----- DATASET EXTRACT
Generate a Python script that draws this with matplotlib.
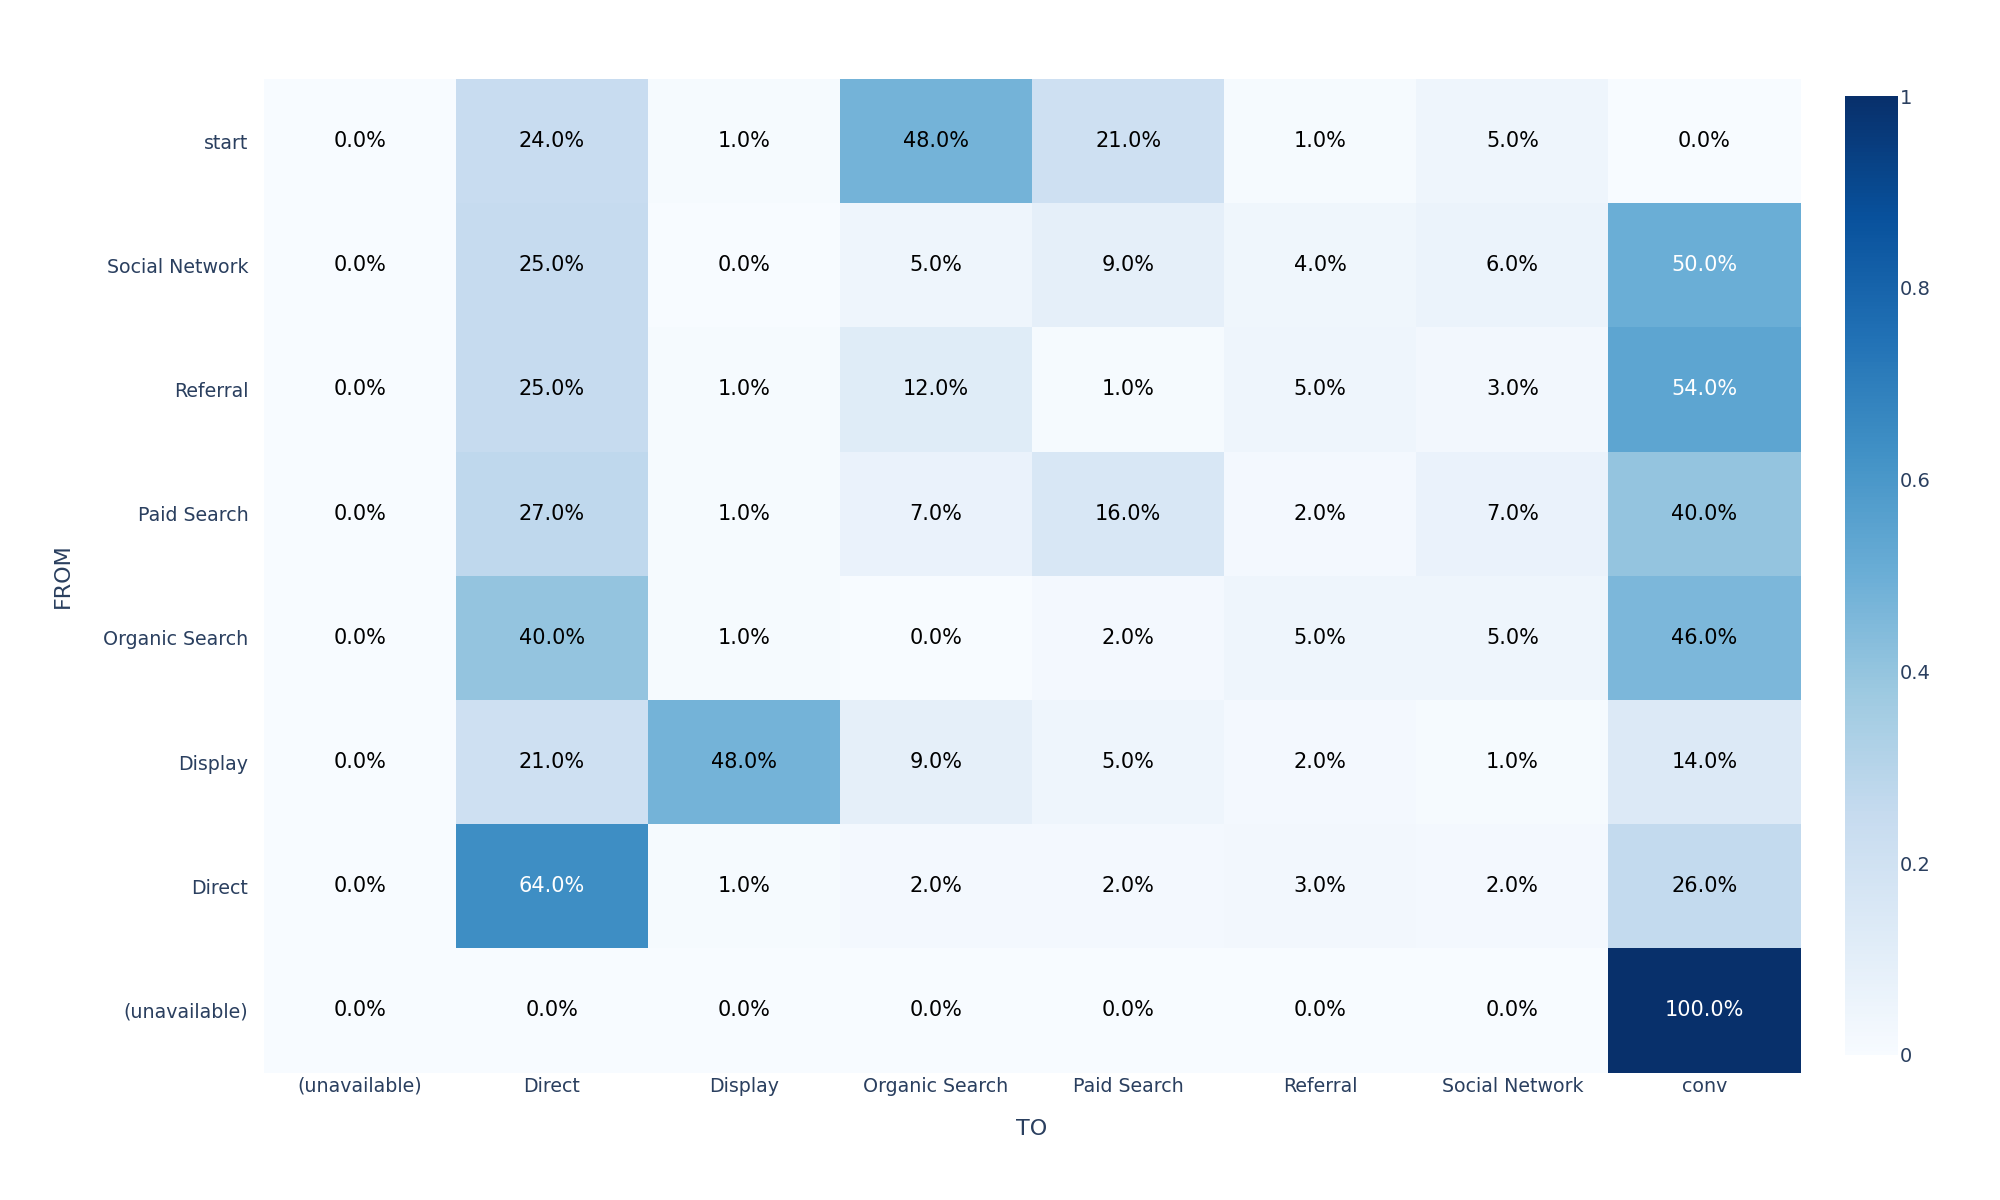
import matplotlib
matplotlib.use("Agg")
import matplotlib.pyplot as plt
import numpy as np

plt.rcParams['font.family'] = ['DejaVu Sans']

to_labels = ["(unavailable)", "Direct", "Display", "Organic Search", "Paid Search",
             "Referral", "Social Network", "conv"]
# FROM rows, listed from bottom to top
from_labels = ["(unavailable)", "Direct", "Display", "Organic Search", "Paid Search",
               "Referral", "Social Network", "start"]

row_unavailable = [0.00, 0.00, 0.00, 0.00, 0.00, 0.00, 0.00, 1.00]
row_direct      = [0.00, 0.64, 0.01, 0.02, 0.02, 0.03, 0.02, 0.26]
row_display     = [0.00, 0.21, 0.48, 0.09, 0.05, 0.02, 0.01, 0.14]
row_organic     = [0.00, 0.40, 0.01, 0.00, 0.02, 0.05, 0.05, 0.46]
row_paid        = [0.00, 0.27, 0.01, 0.07, 0.16, 0.02, 0.07, 0.40]
row_referral    = [0.00, 0.25, 0.01, 0.12, 0.01, 0.05, 0.03, 0.54]
row_social      = [0.00, 0.25, 0.00, 0.05, 0.09, 0.04, 0.06, 0.50]
row_start       = [0.00, 0.24, 0.01, 0.48, 0.21, 0.01, 0.05, 0.00]

z = np.array([row_unavailable, row_direct, row_display, row_organic,
              row_paid, row_referral, row_social, row_start])

tick_color = "#2a3f5f"

fig = plt.figure(figsize=(20, 12), dpi=100)
ax = fig.add_axes([0.1318, 0.1062, 0.7685, 0.8280])
cax = fig.add_axes([0.9223, 0.121, 0.0268, 0.799])

nx, ny = len(to_labels), len(from_labels)
mesh = ax.pcolormesh(np.arange(nx + 1) - 0.5, np.arange(ny + 1) - 0.5, z,
                     cmap="Blues", vmin=0, vmax=1, shading="flat")

for i in range(ny):
    for j in range(nx):
        v = z[i, j]
        ax.text(j, i, f"{v*100:.1f}%", ha="center", va="center",
                fontsize=15, color="white" if v > 0.49 else "black")

ax.set_xlim(-0.5, nx - 0.5)
ax.set_ylim(-0.5, ny - 0.5)
ax.set_xticks(range(nx))
ax.set_xticklabels(to_labels)
ax.set_yticks(range(ny))
ax.set_yticklabels(from_labels)
ax.tick_params(axis="both", length=0, labelsize=13.7, labelcolor=tick_color)
ax.tick_params(axis="x", pad=3)
ax.tick_params(axis="y", pad=11)
for s in ax.spines.values():
    s.set_visible(False)

ax.set_xlabel("TO", fontsize=16, color=tick_color, labelpad=17)
ax.set_ylabel("FROM", fontsize=16, color=tick_color, labelpad=22)

cb = fig.colorbar(mesh, cax=cax)
cb.outline.set_visible(False)
cb.set_ticks([0, 0.2, 0.4, 0.6, 0.8, 1])
cb.set_ticklabels(["0", "0.2", "0.4", "0.6", "0.8", "1"])
cb.ax.tick_params(length=0, labelsize=14, labelcolor=tick_color, pad=1)

fig.savefig("out.png", dpi=100, facecolor="white")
----------
WHAT THIS TASK INVOLVES:
Please extract exactly the lines of the data, from the first through the line containing "plt.rcParams['font.family'] = ['DejaVu Sans']", and add no pictures to the copy.

RESPONSE BELOW:
Generate a Python script that draws this with matplotlib.
import matplotlib
matplotlib.use("Agg")
import matplotlib.pyplot as plt
import numpy as np

plt.rcParams['font.family'] = ['DejaVu Sans']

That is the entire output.